Collected material ::
+ + + +

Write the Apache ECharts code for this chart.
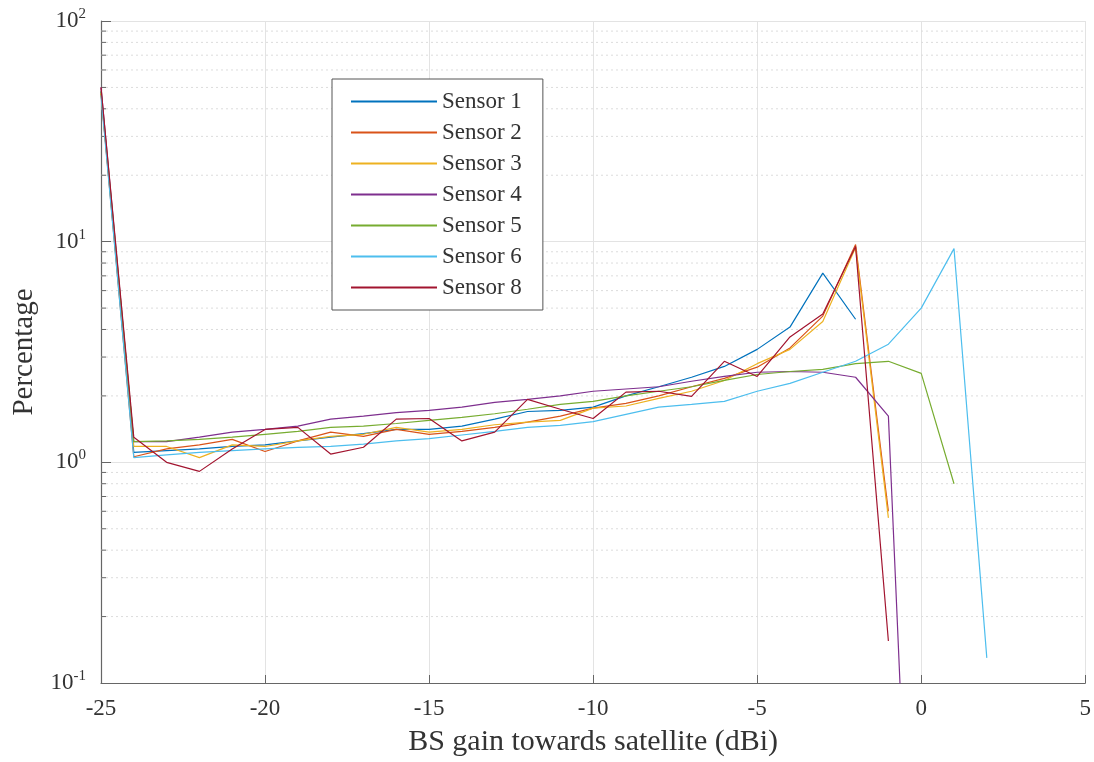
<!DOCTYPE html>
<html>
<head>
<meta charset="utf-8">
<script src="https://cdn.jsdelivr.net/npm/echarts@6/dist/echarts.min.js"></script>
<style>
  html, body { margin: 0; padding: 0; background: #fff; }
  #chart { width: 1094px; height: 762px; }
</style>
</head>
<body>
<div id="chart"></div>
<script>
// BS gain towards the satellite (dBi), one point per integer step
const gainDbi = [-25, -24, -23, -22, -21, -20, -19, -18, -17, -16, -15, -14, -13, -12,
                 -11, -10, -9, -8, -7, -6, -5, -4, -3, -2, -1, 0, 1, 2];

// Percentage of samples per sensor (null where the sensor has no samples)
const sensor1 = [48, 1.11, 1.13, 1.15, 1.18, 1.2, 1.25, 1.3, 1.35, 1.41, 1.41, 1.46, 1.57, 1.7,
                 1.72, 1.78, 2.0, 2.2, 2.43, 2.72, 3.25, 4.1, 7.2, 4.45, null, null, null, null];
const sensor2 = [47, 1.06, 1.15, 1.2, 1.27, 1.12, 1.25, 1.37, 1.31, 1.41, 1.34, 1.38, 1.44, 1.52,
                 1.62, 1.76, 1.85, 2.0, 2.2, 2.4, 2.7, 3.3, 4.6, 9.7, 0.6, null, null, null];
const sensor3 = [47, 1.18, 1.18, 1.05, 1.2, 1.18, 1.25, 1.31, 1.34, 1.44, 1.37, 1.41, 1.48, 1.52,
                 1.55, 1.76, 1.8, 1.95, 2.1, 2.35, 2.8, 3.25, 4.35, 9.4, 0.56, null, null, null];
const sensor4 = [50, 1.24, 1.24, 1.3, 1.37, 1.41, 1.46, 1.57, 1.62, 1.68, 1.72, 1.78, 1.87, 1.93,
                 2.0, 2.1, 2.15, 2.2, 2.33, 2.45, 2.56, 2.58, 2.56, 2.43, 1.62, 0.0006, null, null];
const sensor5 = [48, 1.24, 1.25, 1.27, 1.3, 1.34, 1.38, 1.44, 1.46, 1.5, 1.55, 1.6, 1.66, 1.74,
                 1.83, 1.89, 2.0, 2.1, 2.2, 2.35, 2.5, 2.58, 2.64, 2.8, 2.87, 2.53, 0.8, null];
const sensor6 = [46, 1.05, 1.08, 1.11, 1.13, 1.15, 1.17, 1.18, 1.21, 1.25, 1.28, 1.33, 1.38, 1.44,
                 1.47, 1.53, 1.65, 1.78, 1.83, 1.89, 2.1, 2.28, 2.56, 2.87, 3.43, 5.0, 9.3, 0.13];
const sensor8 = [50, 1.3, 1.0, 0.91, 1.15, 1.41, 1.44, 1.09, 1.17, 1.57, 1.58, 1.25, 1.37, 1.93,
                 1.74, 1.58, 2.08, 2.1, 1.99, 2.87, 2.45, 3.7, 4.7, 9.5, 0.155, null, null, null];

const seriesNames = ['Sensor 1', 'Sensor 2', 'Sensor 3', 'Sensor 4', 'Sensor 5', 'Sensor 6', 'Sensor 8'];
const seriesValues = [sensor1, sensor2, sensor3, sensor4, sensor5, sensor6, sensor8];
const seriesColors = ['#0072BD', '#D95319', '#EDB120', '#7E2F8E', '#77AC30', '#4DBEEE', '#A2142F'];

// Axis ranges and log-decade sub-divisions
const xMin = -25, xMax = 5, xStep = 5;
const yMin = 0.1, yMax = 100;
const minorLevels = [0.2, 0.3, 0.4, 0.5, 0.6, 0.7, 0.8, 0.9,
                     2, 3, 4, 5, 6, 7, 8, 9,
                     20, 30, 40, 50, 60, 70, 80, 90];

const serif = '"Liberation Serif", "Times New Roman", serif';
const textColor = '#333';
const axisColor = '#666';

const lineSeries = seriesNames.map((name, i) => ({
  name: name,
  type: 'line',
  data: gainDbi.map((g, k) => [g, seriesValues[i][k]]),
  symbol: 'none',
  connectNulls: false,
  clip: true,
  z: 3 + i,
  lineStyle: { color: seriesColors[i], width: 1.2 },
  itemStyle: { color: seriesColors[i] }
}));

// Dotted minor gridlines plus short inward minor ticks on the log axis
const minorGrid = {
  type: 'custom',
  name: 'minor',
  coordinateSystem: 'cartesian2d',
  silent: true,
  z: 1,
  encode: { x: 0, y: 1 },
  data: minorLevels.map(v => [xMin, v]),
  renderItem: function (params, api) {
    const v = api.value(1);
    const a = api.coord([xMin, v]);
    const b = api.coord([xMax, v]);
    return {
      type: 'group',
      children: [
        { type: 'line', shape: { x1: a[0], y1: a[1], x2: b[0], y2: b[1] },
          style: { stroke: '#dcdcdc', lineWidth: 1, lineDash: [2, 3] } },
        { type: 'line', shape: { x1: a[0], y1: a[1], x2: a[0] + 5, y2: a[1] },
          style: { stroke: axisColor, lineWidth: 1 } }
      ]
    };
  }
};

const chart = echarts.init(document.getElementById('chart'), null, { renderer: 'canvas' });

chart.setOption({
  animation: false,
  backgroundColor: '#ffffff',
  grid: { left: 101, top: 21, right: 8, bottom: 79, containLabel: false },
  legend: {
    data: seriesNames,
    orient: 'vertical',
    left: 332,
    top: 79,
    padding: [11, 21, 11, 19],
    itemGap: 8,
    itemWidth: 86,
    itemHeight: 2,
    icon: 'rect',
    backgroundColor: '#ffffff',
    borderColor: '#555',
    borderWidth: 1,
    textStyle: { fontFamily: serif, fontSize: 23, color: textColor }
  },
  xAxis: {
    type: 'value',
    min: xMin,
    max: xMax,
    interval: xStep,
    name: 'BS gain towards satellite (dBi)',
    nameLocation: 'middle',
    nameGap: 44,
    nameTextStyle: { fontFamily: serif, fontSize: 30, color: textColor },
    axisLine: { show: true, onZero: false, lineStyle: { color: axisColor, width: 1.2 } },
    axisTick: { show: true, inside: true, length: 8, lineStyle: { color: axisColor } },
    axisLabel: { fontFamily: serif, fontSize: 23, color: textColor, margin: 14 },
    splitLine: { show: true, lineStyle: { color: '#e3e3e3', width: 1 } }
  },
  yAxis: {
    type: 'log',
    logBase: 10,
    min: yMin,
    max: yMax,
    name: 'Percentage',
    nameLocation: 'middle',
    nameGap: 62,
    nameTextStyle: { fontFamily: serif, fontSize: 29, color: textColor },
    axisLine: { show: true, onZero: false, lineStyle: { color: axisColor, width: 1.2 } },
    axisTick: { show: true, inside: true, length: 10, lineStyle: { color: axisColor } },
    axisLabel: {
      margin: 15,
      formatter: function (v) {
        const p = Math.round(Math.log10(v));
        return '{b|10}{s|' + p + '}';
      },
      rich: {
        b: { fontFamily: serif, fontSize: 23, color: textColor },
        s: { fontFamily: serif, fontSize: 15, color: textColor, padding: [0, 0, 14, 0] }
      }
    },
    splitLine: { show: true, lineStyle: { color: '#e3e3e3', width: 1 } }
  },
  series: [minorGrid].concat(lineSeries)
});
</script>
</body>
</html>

+ + + +

What to work on :: Each line of the material must be retyped exactly, except that images are omitted.

Exercise answer ::
Write the Apache ECharts code for this chart.
<!DOCTYPE html>
<html>
<head>
<meta charset="utf-8">
<script src="https://cdn.jsdelivr.net/npm/echarts@6/dist/echarts.min.js"></script>
<style>
  html, body { margin: 0; padding: 0; background: #fff; }
  #chart { width: 1094px; height: 762px; }
</style>
</head>
<body>
<div id="chart"></div>
<script>
// BS gain towards the satellite (dBi), one point per integer step
const gainDbi = [-25, -24, -23, -22, -21, -20, -19, -18, -17, -16, -15, -14, -13, -12,
                 -11, -10, -9, -8, -7, -6, -5, -4, -3, -2, -1, 0, 1, 2];

// Percentage of samples per sensor (null where the sensor has no samples)
const sensor1 = [48, 1.11, 1.13, 1.15, 1.18, 1.2, 1.25, 1.3, 1.35, 1.41, 1.41, 1.46, 1.57, 1.7,
                 1.72, 1.78, 2.0, 2.2, 2.43, 2.72, 3.25, 4.1, 7.2, 4.45, null, null, null, null];
const sensor2 = [47, 1.06, 1.15, 1.2, 1.27, 1.12, 1.25, 1.37, 1.31, 1.41, 1.34, 1.38, 1.44, 1.52,
                 1.62, 1.76, 1.85, 2.0, 2.2, 2.4, 2.7, 3.3, 4.6, 9.7, 0.6, null, null, null];
const sensor3 = [47, 1.18, 1.18, 1.05, 1.2, 1.18, 1.25, 1.31, 1.34, 1.44, 1.37, 1.41, 1.48, 1.52,
                 1.55, 1.76, 1.8, 1.95, 2.1, 2.35, 2.8, 3.25, 4.35, 9.4, 0.56, null, null, null];
const sensor4 = [50, 1.24, 1.24, 1.3, 1.37, 1.41, 1.46, 1.57, 1.62, 1.68, 1.72, 1.78, 1.87, 1.93,
                 2.0, 2.1, 2.15, 2.2, 2.33, 2.45, 2.56, 2.58, 2.56, 2.43, 1.62, 0.0006, null, null];
const sensor5 = [48, 1.24, 1.25, 1.27, 1.3, 1.34, 1.38, 1.44, 1.46, 1.5, 1.55, 1.6, 1.66, 1.74,
                 1.83, 1.89, 2.0, 2.1, 2.2, 2.35, 2.5, 2.58, 2.64, 2.8, 2.87, 2.53, 0.8, null];
const sensor6 = [46, 1.05, 1.08, 1.11, 1.13, 1.15, 1.17, 1.18, 1.21, 1.25, 1.28, 1.33, 1.38, 1.44,
                 1.47, 1.53, 1.65, 1.78, 1.83, 1.89, 2.1, 2.28, 2.56, 2.87, 3.43, 5.0, 9.3, 0.13];
const sensor8 = [50, 1.3, 1.0, 0.91, 1.15, 1.41, 1.44, 1.09, 1.17, 1.57, 1.58, 1.25, 1.37, 1.93,
                 1.74, 1.58, 2.08, 2.1, 1.99, 2.87, 2.45, 3.7, 4.7, 9.5, 0.155, null, null, null];

const seriesNames = ['Sensor 1', 'Sensor 2', 'Sensor 3', 'Sensor 4', 'Sensor 5', 'Sensor 6', 'Sensor 8'];
const seriesValues = [sensor1, sensor2, sensor3, sensor4, sensor5, sensor6, sensor8];
const seriesColors = ['#0072BD', '#D95319', '#EDB120', '#7E2F8E', '#77AC30', '#4DBEEE', '#A2142F'];

// Axis ranges and log-decade sub-divisions
const xMin = -25, xMax = 5, xStep = 5;
const yMin = 0.1, yMax = 100;
const minorLevels = [0.2, 0.3, 0.4, 0.5, 0.6, 0.7, 0.8, 0.9,
                     2, 3, 4, 5, 6, 7, 8, 9,
                     20, 30, 40, 50, 60, 70, 80, 90];

const serif = '"Liberation Serif", "Times New Roman", serif';
const textColor = '#333';
const axisColor = '#666';

const lineSeries = seriesNames.map((name, i) => ({
  name: name,
  type: 'line',
  data: gainDbi.map((g, k) => [g, seriesValues[i][k]]),
  symbol: 'none',
  connectNulls: false,
  clip: true,
  z: 3 + i,
  lineStyle: { color: seriesColors[i], width: 1.2 },
  itemStyle: { color: seriesColors[i] }
}));

// Dotted minor gridlines plus short inward minor ticks on the log axis
const minorGrid = {
  type: 'custom',
  name: 'minor',
  coordinateSystem: 'cartesian2d',
  silent: true,
  z: 1,
  encode: { x: 0, y: 1 },
  data: minorLevels.map(v => [xMin, v]),
  renderItem: function (params, api) {
    const v = api.value(1);
    const a = api.coord([xMin, v]);
    const b = api.coord([xMax, v]);
    return {
      type: 'group',
      children: [
        { type: 'line', shape: { x1: a[0], y1: a[1], x2: b[0], y2: b[1] },
          style: { stroke: '#dcdcdc', lineWidth: 1, lineDash: [2, 3] } },
        { type: 'line', shape: { x1: a[0], y1: a[1], x2: a[0] + 5, y2: a[1] },
          style: { stroke: axisColor, lineWidth: 1 } }
      ]
    };
  }
};

const chart = echarts.init(document.getElementById('chart'), null, { renderer: 'canvas' });

chart.setOption({
  animation: false,
  backgroundColor: '#ffffff',
  grid: { left: 101, top: 21, right: 8, bottom: 79, containLabel: false },
  legend: {
    data: seriesNames,
    orient: 'vertical',
    left: 332,
    top: 79,
    padding: [11, 21, 11, 19],
    itemGap: 8,
    itemWidth: 86,
    itemHeight: 2,
    icon: 'rect',
    backgroundColor: '#ffffff',
    borderColor: '#555',
    borderWidth: 1,
    textStyle: { fontFamily: serif, fontSize: 23, color: textColor }
  },
  xAxis: {
    type: 'value',
    min: xMin,
    max: xMax,
    interval: xStep,
    name: 'BS gain towards satellite (dBi)',
    nameLocation: 'middle',
    nameGap: 44,
    nameTextStyle: { fontFamily: serif, fontSize: 30, color: textColor },
    axisLine: { show: true, onZero: false, lineStyle: { color: axisColor, width: 1.2 } },
    axisTick: { show: true, inside: true, length: 8, lineStyle: { color: axisColor } },
    axisLabel: { fontFamily: serif, fontSize: 23, color: textColor, margin: 14 },
    splitLine: { show: true, lineStyle: { color: '#e3e3e3', width: 1 } }
  },
  yAxis: {
    type: 'log',
    logBase: 10,
    min: yMin,
    max: yMax,
    name: 'Percentage',
    nameLocation: 'middle',
    nameGap: 62,
    nameTextStyle: { fontFamily: serif, fontSize: 29, color: textColor },
    axisLine: { show: true, onZero: false, lineStyle: { color: axisColor, width: 1.2 } },
    axisTick: { show: true, inside: true, length: 10, lineStyle: { color: axisColor } },
    axisLabel: {
      margin: 15,
      formatter: function (v) {
        const p = Math.round(Math.log10(v));
        return '{b|10}{s|' + p + '}';
      },
      rich: {
        b: { fontFamily: serif, fontSize: 23, color: textColor },
        s: { fontFamily: serif, fontSize: 15, color: textColor, padding: [0, 0, 14, 0] }
      }
    },
    splitLine: { show: true, lineStyle: { color: '#e3e3e3', width: 1 } }
  },
  series: [minorGrid].concat(lineSeries)
});
</script>
</body>
</html>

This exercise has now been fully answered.